This cultural centre for the people was opened in 1898, at a time when overcrowding and poor public health were at their worst in the East End of Glasgow. With that in mind, it’s hard not to feel like the vast sums of money used to construct it could have better aided the people by being spent elsewhere.
But had The People’s Palace and Winter Gardens never been built, the Glasgow of today would have been denied a fine and popular free attraction. Since the 1940s, it has taught visitors about the social history of the city – from its 19th-century slums to its hosting of the 2014 Commonwealth Games, at which time the ornate red sandstone museum and glasshouse sat proudly in the centre of the public hub on Glasgow Green.
Through a wealth of historic artefacts, paintings, prints and photographs, film and interactive computer displays, it’s possible to discern much about how Glaswegians lived, worked and played in days gone by.
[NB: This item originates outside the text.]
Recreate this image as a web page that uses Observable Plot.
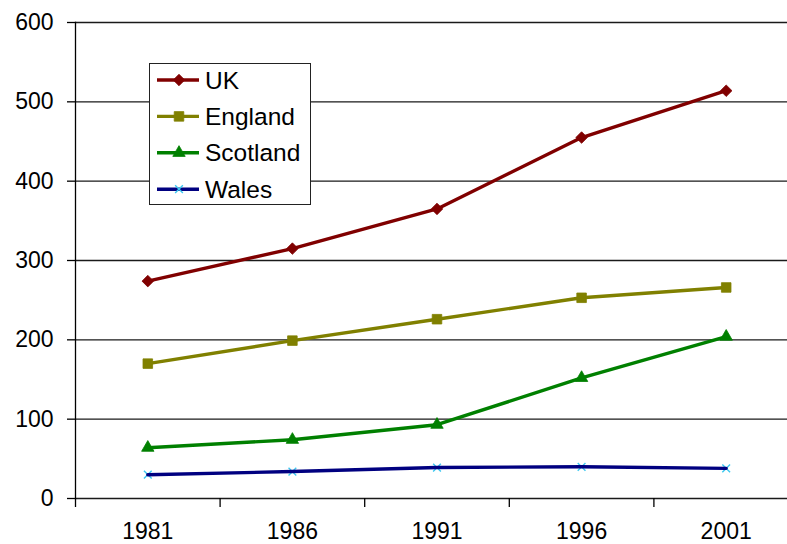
<!DOCTYPE html>
<html>
<head>
<meta charset="utf-8">
<script src="https://cdn.jsdelivr.net/npm/d3@7"></script>
<script src="https://cdn.jsdelivr.net/npm/@observablehq/plot@0.6"></script>
<style>
  html, body { margin: 0; padding: 0; background: #fff; }
  #chart { position: relative; width: 787px; height: 544px; overflow: hidden; }
  #chart > svg { position: absolute; left: 0; top: 0; max-width: none !important; }
  #legend { position: absolute; left: 149px; top: 63px; width: 160px; height: 140px;
            border: 1px solid #222; background: #fff; }
  #legend svg { display: block; }
</style>
</head>
<body>
<div id="chart"><div id="legend"></div></div>
<script>
// Census years and series values
const years = ["1981", "1986", "1991", "1996", "2001"];
const uk = [274, 315, 365, 455, 514];
const england = [170, 199, 226, 253, 266];
const scotland = [64, 74, 93, 152, 204];
const wales = [30, 34, 39, 40, 38];
const yTicks = [0, 100, 200, 300, 400, 500, 600];

const seriesNames = ["UK", "England", "Scotland", "Wales"];
const seriesValues = [uk, england, scotland, wales];

// Line and marker styling per series
const styles = {
  UK:       { color: "#800000", symbol: "diamond2", r: 5.2, marker: "#800000" },
  England:  { color: "#808000", symbol: "square",   r: 5.4, marker: "#808000" },
  Scotland: { color: "#008000", symbol: "triangle", r: 4.6, marker: "#008000" },
  Wales:    { color: "#000080", symbol: "times",    r: 3.6, marker: "#3cc8f0" }
};

const rows = seriesNames.flatMap((name, s) =>
  seriesValues[s].map((value, i) => ({ series: name, i, value }))
);

const idx = years.map((_, i) => i);
const bounds = d3.range(years.length + 1).map(i => i - 0.5);
const font = "'Liberation Sans', Arial, Helvetica, sans-serif";

function dotsFor(name) {
  const st = styles[name];
  const data = rows.filter(d => d.series === name);
  const filled = st.symbol !== "times";
  return Plot.dot(data, {
    x: "i", y: "value", symbol: () => st.symbol, r: st.r,
    fill: filled ? st.marker : "none",
    stroke: st.marker, strokeWidth: filled ? 0.8 : 1.4
  });
}

const chart = Plot.plot({
  width: 798,
  height: 544,
  marginTop: 22,
  marginBottom: 46,
  marginLeft: 75,
  marginRight: 0,
  style: { fontFamily: font, color: "#000", background: "#fff", maxWidth: "none" },
  x: { type: "linear", domain: [-0.5, years.length - 0.5] },
  y: { domain: [0, 600] },
  symbol: { type: "identity" },
  marks: [
    Plot.ruleY(yTicks, { stroke: "#1a1a1a", strokeWidth: 1.3 }),
    Plot.frame({ anchor: "left", stroke: "#000", strokeWidth: 1.3 }),
    Plot.axisY({ ticks: yTicks, tickSize: 8, tickPadding: 14, fontSize: 23, label: null, strokeWidth: 1.3 }),
    Plot.axisX({ ticks: bounds, tickSize: 9, tickFormat: () => "", label: null, strokeWidth: 1.3 }),
    Plot.axisX({ ticks: idx, tickSize: 0, tickPadding: 24, tickFormat: i => years[i], fontSize: 23, label: null }),
    dotsFor("Wales"),
    ...seriesNames.map(name =>
      Plot.line(rows.filter(d => d.series === name), {
        x: "i", y: "value", stroke: styles[name].color, strokeWidth: 3.4
      })
    ),
    dotsFor("UK"),
    dotsFor("England"),
    dotsFor("Scotland")
  ]
});
document.getElementById("chart").prepend(chart);

// Legend box
const symbolTypes = {
  diamond2: d3.symbolDiamond2, square: d3.symbolSquare,
  triangle: d3.symbolTriangle, times: d3.symbolTimes
};
const lsvg = d3.select("#legend").append("svg")
  .attr("width", 160).attr("height", 140)
  .style("font-family", font);
const item = lsvg.selectAll("g").data(seriesNames).join("g")
  .attr("transform", (d, k) => `translate(0,${16 + k * 36.4})`);
item.append("line")
  .attr("x1", 7).attr("x2", 49)
  .attr("stroke", d => styles[d].color).attr("stroke-width", 3.4);
item.append("path")
  .attr("transform", "translate(29,0)")
  .attr("d", d => d3.symbol(symbolTypes[styles[d].symbol], Math.PI * styles[d].r ** 2)())
  .attr("fill", d => styles[d].symbol === "times" ? "none" : styles[d].marker)
  .attr("stroke", d => styles[d].marker)
  .attr("stroke-width", d => styles[d].symbol === "times" ? 1.4 : 0.8);
item.append("text")
  .attr("x", 55).attr("dy", "0.35em")
  .attr("font-size", 24.5).attr("fill", "#000")
  .text(d => d);
</script>
</body>
</html>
The museum gives a glimpse into lives spent in ‘single end’ one-room tenement homes and nights out at ‘The Dancing’ in the famous Barrowland Ballroom (not much has changed in that respect). The adjoining Winter Gardens are mostly given over to café space, and are a popular venue for private parties, functions and weddings. Outside on Glasgow Green (Glasgow’s oldest park) look out for monuments galore – from Glasgow’s own much older version of Nelson’s Column (erected in 1806) to St Andrew’s Suspension Bridge and the Royal Doulton Fountain. The green is also commonly used for major concerts and music festivals, including a show by The Stone Roses in 2013 and Radio 1’s Big Weekend in 2014.